What better way to begin a book about horses than to provide a backdrop to their existence. The Horse of the Sea, by Tony Bonanno, is a fitting tribute to those stunning survivors. I am fortunate enough to have viewed them up close, a few years back. The images in this book are as powerful as if you were viewing them in person: muscles straining and taught, running free and unbridled.

I have known Tony for many years and consider him a friend of passion, dedication and pursuit. No matter his topic, it is followed by those three guidelines. A much sought-after photographer for commercial work, he is well suited for the fine art arena because no matter the subject he looks at it as if it were a piece of art. And, of course, his art is hanging on many walls of homes around the world, as well as in numerous museums.

Not simply a visiting tourist who wants to bring an image of a horse back home, Tony has immersed himself in the centuries-old culture all that keeps the legend of the Camargue Horse alive: the Gardians, the Bulls and Cattle, and even the Camargue Cross.

The Horse: “The Camargue Horse is an ancient breed and probably existed in the region since prehistoric times. Some experts suggest the breed is very similar in appearance to the horses depicted in prehistoric cave paintings in France.”

The Gardians (right): “The Gardians are the “keepers” of the Camargue Horse. It is a culture that goes back hundreds of years in this region of France. The Gardian and their herders are responsible for managing the semi-feral herds and ensuring the purity of the breed and the protection of the herds. The breed is protected by French law.”

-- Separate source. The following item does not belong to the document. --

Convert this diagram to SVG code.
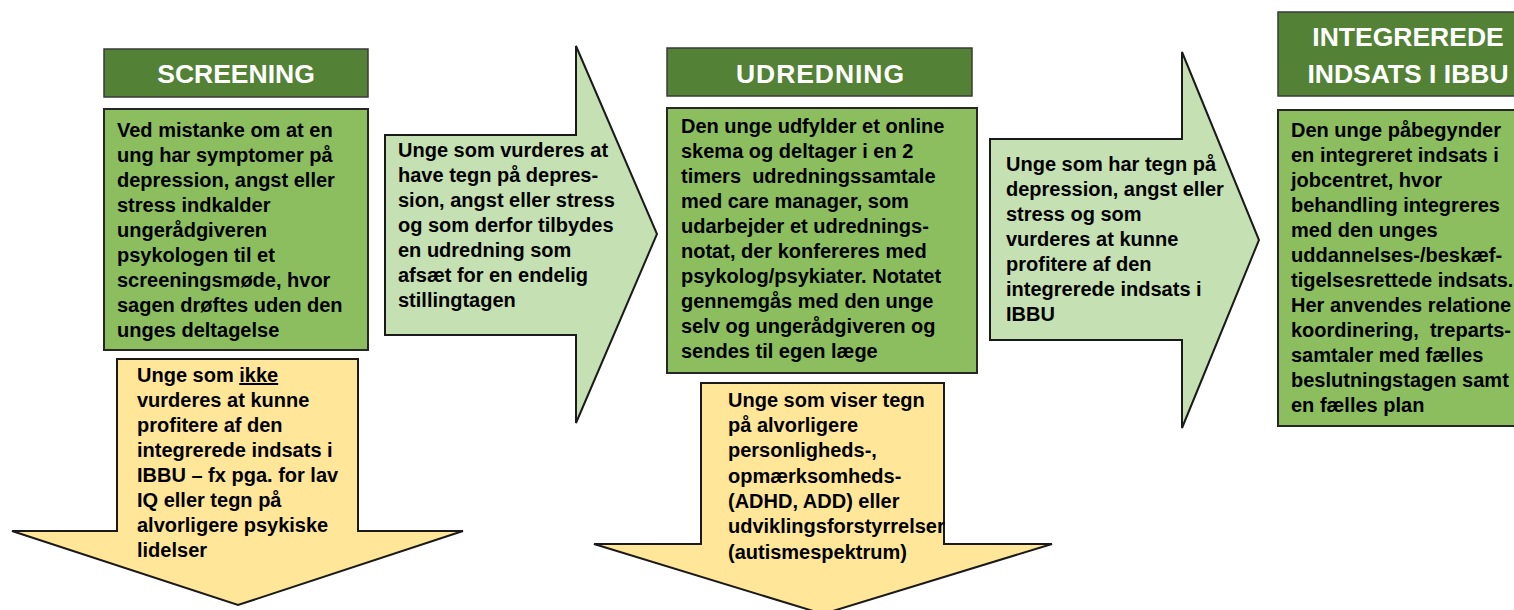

The Bulls & Cattle: “The Gardian and their “herders” are a traditional culture that raise the black Camargue cattle and Camargue bulls that are used in the bull rings of Southern France. The Camargue Horse is the traditional mount of the Gardian and the herders. Most of the Gardians’ herds are part of free roaming manades (ranch herds).”

The Camargue Cross: “The upper end of the Camargue Cross is a three prong fork with trident tips (the tool used by the Gardians), the lower end an anchor (with fish tail tips), and the anchor is topped by a heart. It stands for three cardinal virtues: Faith, Hope and Charity.”

Having a chat with the author, recently, he spoke of the horses with almost a spiritual reverence, one that permeates his whole being.

In his Preface, he writes about the increasing proliferation and growth of tourism in the area that foretells a dimming future for this ancient lifestyle that will affect not only the horses but also the Gardian culture and all that it encapsulates, including saddles and hats and vests, along with trident-tipped staffs and caged stirrups. All still in use just as they were in the 16th century.

If you are a lover of culture, animals, tradition, passion, connections and more, The Horse of the Sea belongs in a revered space in your bookcase. Don’t hide it, however, it is meant to be viewed again and again, as I have done.